# Doodles



## Euripides (Apr 19, 2012)

Some doodles. I don't work with digital drawing pads. I kind of wish I did, but then I think I may put the Tigondaroga and pink eraser people out of jobs.


----------



## Gumby (Apr 19, 2012)

Nice! I would say they were more than doodles.  I know what you mean about working with good old pencils, they're my favorite.


----------



## Euripides (Apr 19, 2012)

I never know wat I'm going to get when I sit to draw...hence me calling them doodles. When I sit and try to draw seriously..well..they are better left for use as a fire starter.


----------



## Euripides (Jul 20, 2012)

just another pic. Micron and charcoal. Old.


----------



## Euripides (Jul 26, 2012)

Bored on plane doodle. Overdid it with the pencil. Need to fnish her boots and background (girl w dragon)

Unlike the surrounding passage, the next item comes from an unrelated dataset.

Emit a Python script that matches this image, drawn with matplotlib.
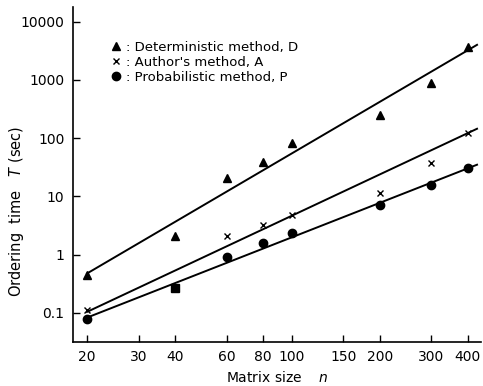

Random head doole....bored at conference.


----------



## Phelpster (Aug 24, 2012)

You're very talented. I love seeing peoples art. Heck only last night I had my friend let me watch her doing her digital drawing via join.me (Let's you see their screen) Just so I could see the art being done rather than just the final piece. Now that's something I love to see. The stages of the drawing all coming together to the final piece


----------



## vangoghsear (Aug 28, 2012)

These are far more than doodles.  Nice artwork.


----------



## HKayG (Aug 29, 2012)

I think it's lovely you don't use a digital pad - i love looking at really good drawings. I think it's very clever making something look so real/good in just pencil, and then again if it's just black & white!


----------



## tepelus (Sep 20, 2012)

My favorite medium is good ol' graphite pencil on paper, though I sometimes use color pencil too. I'm better at shading than I am with color. Your art looks very good. I wish I could get back into drawing as much as I did when I was a teen. I think if it weren't for internet distractions I would. Yup, I blame everything on the internet. lol!


----------



## Trilby (Jan 17, 2013)

Great drawings,well done!


----------